For a while, things were looking fairly optimistic out at Foot Locker (NYSE: FL). There was a building business case for buying in as recently as late November. New partnerships were emerging, and a genuinely worthwhile long-term case was building for the company. New word out of Susquehanna, however, suggests that the good times that were building for Foot Locker have already started to sour.
Same-Store Sales Issues Prompt Concern
Susquehanna, the reports note, ran a set of “proprietary checks,” which offered some insight into Foot Locker's current operations. The news came back like an oil dipstick that comes out dry.
One of the biggest problems came with same-store sales issues. Reports suggested that Foot Locker may be the next brand to post a same-store sales loss with the concluded 2019 holiday shopping season. The checks Susquehanna ran found potential troubles on several fronts, including issues with some of the store's major brand connections like Adidas (Xetra:ADS) and Nike (NYSE: NKE). Apparently, the sales made on these brands likely weren't sufficient to drive sales enough to surpass levels seen in 2018.
That would be bad enough by itself, but the troubles continued from there. The analysis found that the updates that Foot Locker made didn't have quite the impact that was originally projected, which further hamstrung Foot Locker's fortunes.
Perhaps worst of all, new competition emerged for Foot Locker in the form of UK import JD Sports, which has been actively retooling its business model to better compete in the US market. With JD Sports about to open a Times Square store in New York—just like Target (NYSE: TGT) was looking to do—that's going to put particular pressure on Foot Locker going forward. Word that JD Sports (LSE: JD.L) was also poised to get exclusive shoes and the like from both Nike and Adidas, meanwhile, proved to be the icing on an already-unpleasant cake for Foot Locker.
A Troubling Forecast, But Not Insurmountable
Analysts at Susquehanna subsequently cut not only Foot Locker's rating—dropping it from “positive” to “neutral”—the analysts also took aim at Foot Locker's price target, dropping it from $47 per share to $41. The news wasn't all bad, however, as the analysts noted that Foot Locker was likely to miss its fourth-quarter 2019 guidance figures, but achieve the full-year target, albeit on the lower end.
Even the silver lining is a bit tarnished; Foot Locker's miss is from relatively flat guidance, to begin with, so it's not like the company just wildly overestimated and came out ahead, but not as ahead as expected. Worse, the full-year guidance wasn't exactly a ball of fire either, with low-single-digit projections.
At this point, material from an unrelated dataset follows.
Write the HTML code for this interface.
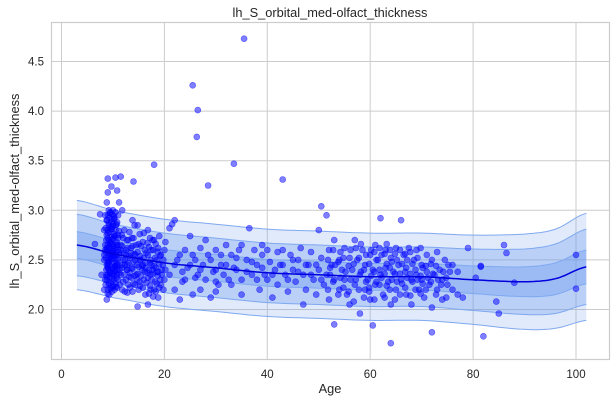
<!DOCTYPE html>
<html><head><meta charset="utf-8"><style>
html,body{margin:0;padding:0;background:#fff;}
svg{display:block;font-family:"Liberation Sans","DejaVu Sans",sans-serif;}
</style></head><body>
<svg id="chart" width="616" height="402" viewBox="0 0 616 402">
<rect x="0" y="0" width="616" height="402" fill="#fff"/>
<g id="grid"></g>
<g id="bands"></g>
<g id="pts"></g>
<g id="meanline"></g>
<rect x="51.5" y="22.5" width="558" height="337" fill="none" stroke="#ccc" stroke-width="1.2"/>
<g id="ticks"></g>
<text x="330" y="17" text-anchor="middle" font-size="12.8" fill="#262626">lh_S_orbital_med-olfact_thickness</text>
<text x="330" y="393" text-anchor="middle" font-size="12.8" fill="#262626">Age</text>
<text x="0" y="0" transform="translate(19,191) rotate(-90)" text-anchor="middle" font-size="12.8" fill="#262626">lh_S_orbital_med-olfact_thickness</text>
</svg>
<script>
const xTicks=[0,20,40,60,80,100];
const yTicks=[2.0,2.5,3.0,3.5,4.0,4.5];
const curveAges=[3,10,20,30,40,50,60,70,80,90,96,102];
const curveMean=[2.65,2.56,2.47,2.42,2.37,2.35,2.33,2.33,2.30,2.28,2.31,2.43];
const curveSd1=[0.135,0.135,0.135,0.135,0.135,0.135,0.135,0.135,0.14,0.15,0.16,0.17];
const curveSd2=[0.31,0.30,0.30,0.30,0.30,0.30,0.30,0.30,0.31,0.33,0.35,0.38];
const curveSd3=[0.45,0.44,0.44,0.44,0.44,0.44,0.44,0.44,0.45,0.48,0.50,0.54];
const denseCols=[
[8.5,[2.2,2.3,2.4,2.5,2.6,2.7,2.8,2.95,2.35,2.55,2.65]],
[8.8,[2.25,2.33,2.42,2.52,2.62,2.72,2.82,2.9,2.45,2.58]],
[9,[2.1,2.2,2.25,2.3,2.35,2.4,2.45,2.5,2.55,2.6,2.65,2.7,2.75,2.8,2.85,2.9,2.95,3.0,3.08,3.18,2.48]],
[9.2,[2.16,2.27,2.37,2.47,2.57,2.67,2.77,2.87,2.97,2.42,2.62]],
[9.5,[2.15,2.22,2.28,2.33,2.38,2.43,2.48,2.53,2.58,2.63,2.68,2.73,2.78,2.83,2.88,2.93,2.98,3.24]],
[9.8,[2.21,2.31,2.41,2.51,2.61,2.71,2.81,2.91,2.36,2.56,2.66]],
[10,[2.18,2.23,2.3,2.36,2.41,2.46,2.51,2.56,2.61,2.66,2.71,2.76,2.81,2.86,2.91,2.96,3.0,2.52]],
[10.2,[2.24,2.34,2.44,2.54,2.64,2.74,2.84,2.94,2.39,2.59]],
[10.5,[2.2,2.26,2.32,2.38,2.44,2.5,2.56,2.62,2.68,2.74,2.8,2.86,2.92,2.98,2.47]],
[10.8,[2.23,2.35,2.45,2.55,2.65,2.75,2.85,2.4,2.6]],
[11,[2.22,2.3,2.37,2.44,2.51,2.58,2.65,2.72,2.79,2.88,2.95,3.08,3.2]],
[11.5,[2.25,2.35,2.45,2.55,2.65,2.75,2.4,2.6]],
[12,[2.2,2.28,2.35,2.42,2.5,2.57,2.64,2.72,2.8,3.0]],
[12.5,[2.18,2.3,2.4,2.5,2.6,2.7,2.45,2.55]],
[13,[2.17,2.25,2.33,2.4,2.47,2.54,2.62,2.7,2.78,2.45]],
[13.5,[2.22,2.32,2.42,2.52,2.62,2.72,2.37,2.57]],
[14,[2.18,2.26,2.34,2.41,2.48,2.56,2.64,2.72,2.85,2.9]],
[14.5,[2.25,2.35,2.45,2.55,2.65,2.3,2.5]],
[15,[2.03,2.2,2.28,2.36,2.43,2.5,2.58,2.66,2.76,2.85]],
[15.5,[2.24,2.34,2.44,2.54,2.64,2.4,2.5]],
[16,[2.22,2.3,2.38,2.45,2.52,2.6,2.68,2.77]],
[16.5,[2.15,2.27,2.37,2.47,2.57,2.67,2.42]],
[17,[2.05,2.16,2.24,2.32,2.4,2.47,2.55,2.63,2.72,2.8]],
[17.5,[2.2,2.3,2.4,2.5,2.6,2.7,2.35,2.45]],
[18,[2.13,2.2,2.28,2.36,2.44,2.52,2.6,2.7]],
[18.5,[2.18,2.26,2.34,2.42,2.5,2.58,2.66,2.38]],
[19,[2.12,2.22,2.3,2.38,2.46,2.54,2.62,2.74]],
[19.5,[2.25,2.35,2.45,2.55,2.4]],
[20,[2.2,2.3,2.4,2.5,2.6,2.68]]
];
const midCols=[
[52,[2.2,2.35,2.5,2.42]],[53,[2.28,2.45,2.6]],[54,[2.15,2.32,2.48,2.58]],[55,[2.22,2.38,2.52]],
[56,[2.18,2.3,2.44,2.6]],[57,[2.08,2.3,2.46,2.62]],[58,[2.2,2.38,2.52,2.66]],[59,[2.12,2.28,2.4,2.55]],
[60,[2.18,2.34,2.46,2.6,2.22]],[61,[2.1,2.28,2.38,2.5,2.58]],[62,[2.25,2.32,2.4,2.55,2.62]],
[63,[2.12,2.24,2.36,2.46,2.56,2.66]],[64,[2.2,2.3,2.42,2.48,2.6]],[65,[2.1,2.28,2.36,2.5,2.56]],
[66,[2.15,2.26,2.36,2.46,2.6]],[67,[2.22,2.32,2.38,2.5,2.56]],[68,[2.14,2.28,2.36,2.46,2.58]],
[69,[2.2,2.3,2.4,2.52]],[70,[2.16,2.26,2.34,2.42,2.62]],[71,[2.2,2.32,2.44]],[72,[2.28,2.36,2.46]],
[73,[2.15,2.3,2.44]],[74,[2.25,2.38]],[75,[2.32,2.45,2.12]]
];
const observations=[
[6.5,2.66],[7.5,2.96],[7.8,2.35],[35.5,4.73],[25.5,4.26],[26.5,4.01],[26.3,3.74],[33.5,3.47],[18,3.46],[28.5,3.25],[43,3.31],[14,3.29],[10.5,3.33],[9,3.32],[11.5,3.34],[50.5,3.04],[82,1.73],[72,1.77],[64,1.66],[60.5,1.84],[53,1.85],[85,1.96],[100,2.55],[100,2.21],[86,2.65],[88,2.27],[86.5,2.57],[79,2.62],[84.5,2.08],[77,2.38],[80.5,2.32],[81.5,2.44],[81.5,2.43],
[21,2.82],[21.5,2.86],[22,2.9],[21,2.35],[22,2.45],[22,2.2],[23,2.55],[23,2.1],[23.5,2.38],[24,2.6],[24,2.3],[25,2.74],[25,2.45],[25.5,2.15],[26,2.5],[26.5,2.35],[27,2.62],[27,2.2],[27.5,2.45],[28,2.7],[28,2.3],[29,2.5],[29,2.12],[30,2.4],[30,2.6],[30.5,2.25],[31,2.55],[31.5,2.35],[32,2.65],[32,2.45],[33,2.25],[33,2.55],[34,2.4],[34.5,2.6],[35,2.3],[35,2.15],[36,2.5],[36.5,2.82],[37,2.35],[37.5,2.6],[38,2.45],[38.5,2.2],[39,2.55],[39.5,2.35],[40,2.6],[40,2.3],[40.5,2.48],[41,2.12],[41.5,2.4],[42,2.58],[42,2.25],[43,2.45],[43.5,2.35],[44,2.18],[44.5,2.55],[45,2.4],[45.5,2.28],[46,2.5],[46.5,2.62],[47,2.35],[47,2.05],[47.5,2.2],[48,2.45],[48.5,2.58],[49,2.3],[49.5,2.15],[50,2.8],[50,2.4],[50.5,2.52],[51,2.25],[51.5,2.95],[51.5,2.35],[52,2.6],[52,2.1],[52.5,2.45],[53,2.3],[53,2.7],[54,2.5],[54,2.2],[54.5,2.4],[55,2.62],[55,2.3],[55.5,2.15],[56,2.52],[56,2.05],[56.5,2.4],[57,2.7],[57,2.25],[57.5,2.5],[58,2.35],[58,1.96],[58.5,2.6],[59,2.2],[59,2.45],[59.5,2.3],[60,2.55],[60,2.1],[60.5,2.4],[61,2.65],[61,2.25],[61.5,2.5],[62,2.92],[62,2.35],[62.5,2.15],[63,2.6],[63,2.42],[63.5,2.28],[64,2.52],[64,2.05],[64.5,2.38],[65,2.62],[65,2.2],[65.5,2.45],[66,2.3],[66,2.9],[66.5,2.55],[67,2.15],[67,2.42],[67.5,2.62],[68,2.3],[68,2.05],[68.5,2.5],[69,2.35],[69,2.6],[69.5,2.2],[70,2.45],[70,2.3],[70.5,2.12],[71,2.55],[71,2.38],[71.5,2.25],[72,2.5],[72,2.02],[72.5,2.35],[73,2.58],[73,2.2],[73.5,2.4],[74,2.1],[74,2.3],[74.5,2.5],[75,2.25],[75.5,2.38],[76,2.2],[76,2.45],[77,2.15],[78,2.12],
[22.5,2.5],[23.5,2.28],[24.5,2.42],[25.5,2.55],[26,2.32],[27,2.4],[28.5,2.55],[29.5,2.38],[30,2.28],[31,2.45],[32.5,2.3],[33.5,2.42],[34,2.52],[36,2.38],[37,2.48],[38,2.3],[39,2.42],[41,2.35],[42.5,2.45],[44,2.3],[45,2.5],[46,2.38],[47.5,2.45],[48.5,2.35],[49.5,2.45],[50.5,2.3],[43,2.6],[39,2.65],[35,2.65],[30,2.18]
];
const X0=61.5, XS=5.145, Y0=309.5, YS=99.2;
const xS=v=>X0+v*XS, yS=v=>Y0-(v-2)*YS;
const NS='http://www.w3.org/2000/svg';
function mk(tag,attrs,parent){const e=document.createElementNS(NS,tag);for(const k in attrs)e.setAttribute(k,attrs[k]);parent.appendChild(e);return e;}
const grid=document.getElementById('grid'),ticks=document.getElementById('ticks');
xTicks.forEach(t=>{
  const l=mk('line',{x1:xS(t),x2:xS(t),y1:22.5,y2:359.5,stroke:'#ccc','stroke-width':1},grid);
  
  
  const tx=mk('text',{x:xS(t),y:378,'text-anchor':'middle','font-size':11.5,fill:'#262626'},ticks);
  tx.textContent=t;
  
  
});
yTicks.forEach(t=>{
  const l=mk('line',{x1:51.5,x2:609.5,y1:yS(t),y2:yS(t),stroke:'#ccc','stroke-width':1},grid);
  
  
  const tx=mk('text',{x:44,y:yS(t)+4,'text-anchor':'end','font-size':11.5,fill:'#262626'},ticks);
  tx.textContent=t.toFixed(1);
  
  
});
function sample(arr){
  const out=[];const n=curveAges.length;
  for(let i=0;i<n-1;i++){
    const p0=arr[Math.max(i-1,0)],p1=arr[i],p2=arr[i+1],p3=arr[Math.min(i+2,n-1)];
    const a0=curveAges[i],a1=curveAges[i+1];
    for(let s=0;s<10;s++){const t=s/10;
      const v=0.5*((2*p1)+(-p0+p2)*t+(2*p0-5*p1+4*p2-p3)*t*t+(-p0+3*p1-3*p2+p3)*t*t*t);
      out.push([a0+(a1-a0)*t,v]);}
  }
  out.push([curveAges[n-1],arr[n-1]]);return out;
}
const m=sample(curveMean),s1=sample(curveSd1),s2=sample(curveSd2),s3=sample(curveSd3);
const bands=document.getElementById('bands');
function band(sd,fill,name){
  const up=m.map((p,i)=>[p[0],p[1]+sd[i][1]]);
  const lo=m.map((p,i)=>[p[0],p[1]-sd[i][1]]).reverse();
  const d='M'+up.concat(lo).map(p=>xS(p[0]).toFixed(1)+','+yS(p[1]).toFixed(1)).join('L')+'Z';
  const e=mk('path',{d:d,fill:fill,stroke:'none'},bands);
  
  
  [up,lo].forEach(pp=>{const ln=mk('path',{d:'M'+pp.map(p=>xS(p[0]).toFixed(1)+','+yS(p[1]).toFixed(1)).join('L'),fill:'none',stroke:'#7fa8f0','stroke-width':1},bands);
    
    });
}
band(s3,'rgba(100,149,237,0.2)','outer-band');
band(s2,'rgba(100,149,237,0.3)','middle-band');
band(s1,'rgba(100,149,237,0.35)','inner-band');
const pts=document.getElementById('pts');
function dot(a,v){const c=mk('circle',{cx:xS(a).toFixed(1),cy:yS(v).toFixed(1),r:3,fill:'rgba(0,0,255,0.5)',stroke:'rgba(0,0,255,0.55)','stroke-width':0.6},pts);
  
  }
denseCols.forEach(c=>c[1].forEach((v,j)=>dot(c[0]+((j%3)-1)*0.2,v)));
midCols.forEach(c=>c[1].forEach((v,j)=>dot(c[0]+((j%2)-0.5)*0.4,v)));
observations.forEach(o=>dot(o[0],o[1]));
const ml=mk('path',{d:'M'+m.map(p=>xS(p[0]).toFixed(1)+','+yS(p[1]).toFixed(1)).join('L'),fill:'none',stroke:'#0000dd','stroke-width':1.5},document.getElementById('meanline'));


</script>
</body></html>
Things certainly aren't all bad at Foot Locker. The stock in early trading was actually up a bit off its previous close as of this writing. It also has some positives going for it; just back in November, we were looking to Foot Locker as a potential buy thanks to Amazon's loss of Nike products.
The Mall Curse Continues
If there's one thing we've seen out of 2019 in retail—and we're starting to see it in 2020 too—it's that the mall curse seems to be well in play and carrying on. We've seen Children's Place (NASDAQ: PLCE) take a beating with its Gymboree relaunch failures, and we've seen American Eagle (NYSE: AEO) look downright bedraggled in recent days. Yet meanwhile, and probably just down the street, Target has made an almost staggering come back with a greater focus on online selling and the use of its store network as a faster and easier fulfillment center.
Malls—and by extension mall stores—just don't have the draw they once did. Like the classic video arcade, they've been replaced by wholly home-based equivalents, and there's just not much need to drive somewhere to experience the latest offerings. Retailers are making some adjustments to help here—Target is still living proof of that—but the adjustments aren't being seen all over and are having disparate effects accordingly.
The future of retail is increasingly online, and while astute brick-and-mortar shops are making changes accordingly, some retailers are likely to find themselves on the short end of this particular stick.